### WHAT THE TASK ASKS:
Find the string "this" in the records. Copy every line it appears in.

### MATERIALS PROVIDED:
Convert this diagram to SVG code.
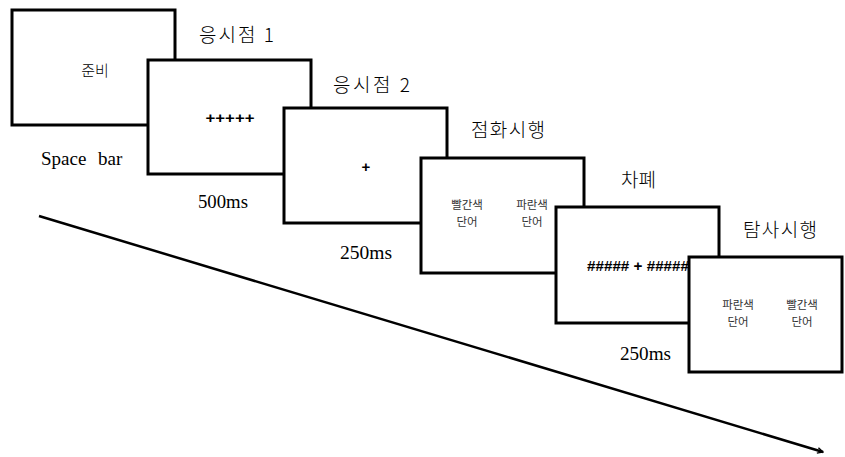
<svg xmlns="http://www.w3.org/2000/svg" width="845" height="457" viewBox="0 0 845 457">
<style>
.box{fill:#fff;stroke:#000;stroke-width:3}
.ko{font-family:"Noto Sans CJK KR","Noto Sans",sans-serif;fill:#000}
.title{font-size:19px;font-weight:300}
.small{font-size:11.5px;fill:#333;text-anchor:middle}
.sv{font-family:"Liberation Serif",serif;font-size:19px;fill:#000}
.stim{font-family:"Liberation Sans",sans-serif;font-weight:bold;fill:#000;text-anchor:middle}
</style>
<defs>
<marker id="ah" viewBox="0 0 10 10" refX="9" refY="5" markerWidth="7" markerHeight="7" orient="auto" markerUnits="userSpaceOnUse">
<path d="M1,1 L9,5 L1,9" fill="none" stroke="#000" stroke-width="2"/>
</marker>
</defs>
<g id="connectors">
<line x1="39" y1="216" x2="823" y2="452" stroke="#000" stroke-width="2.5" marker-end="url(#ah)"/>
</g>
<g id="labels">
<text class="ko title" x="199" y="42" textLength="75" lengthAdjust="spacing">응시점 1</text>
<text class="sv" x="41" y="165">Space<tspan x="98">bar</tspan></text>
<text class="sv" x="198" y="208" textLength="50" lengthAdjust="spacingAndGlyphs">500ms</text>
<text class="ko title" x="333" y="92" textLength="77" lengthAdjust="spacing">응시점 2</text>
<text class="sv" x="340" y="259" textLength="52" lengthAdjust="spacingAndGlyphs">250ms</text>
<text class="ko title" x="471" y="137" textLength="74" lengthAdjust="spacing">점화시행</text>
<text class="ko title" x="621" y="187">차폐</text>
<text class="ko title" x="743" y="237" textLength="74" lengthAdjust="spacing">탐사시행</text>
<text class="sv" x="620" y="360" textLength="51" lengthAdjust="spacingAndGlyphs">250ms</text>
</g>
<g id="node1">
<rect class="box" x="12" y="10" width="163" height="115"/>
<text class="ko" x="95" y="76" font-size="15" font-weight="300" text-anchor="middle">준비</text>
</g>
<g id="node2">
<rect class="box" x="148" y="60" width="163" height="114"/>
<text class="stim" x="230" y="123" font-size="15" textLength="49" lengthAdjust="spacingAndGlyphs">+++++</text>
</g>
<g id="node3">
<rect class="box" x="284" y="108" width="163" height="115"/>
<text class="stim" x="366" y="172" font-size="15">+</text>
</g>
<g id="node4">
<rect class="box" x="421" y="158" width="163" height="115"/>
<text class="ko small" x="467" y="209">빨간색</text>
<text class="ko small" x="467" y="226">단어</text>
<text class="ko small" x="532" y="209">파란색</text>
<text class="ko small" x="532" y="226">단어</text>
</g>
<g id="node5">
<rect class="box" x="556" y="207" width="163" height="116"/>
<text class="stim" x="638" y="271" font-size="14" textLength="102" lengthAdjust="spacingAndGlyphs">##### + #####</text>
</g>
<g id="node6">
<rect class="box" x="689" y="257" width="153" height="115"/>
<text class="ko small" x="738" y="309">파란색</text>
<text class="ko small" x="738" y="326">단어</text>
<text class="ko small" x="802" y="309">빨간색</text>
<text class="ko small" x="802" y="326">단어</text>
</g>
</svg>
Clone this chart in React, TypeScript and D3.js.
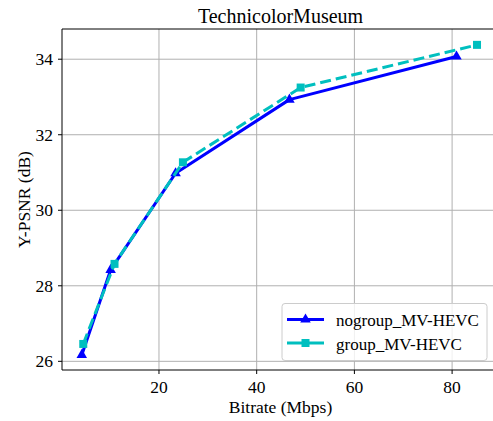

### EXERCISE RESPONSE:
Convert this diagram to SVG code.
Clone this chart in React, TypeScript and D3.js.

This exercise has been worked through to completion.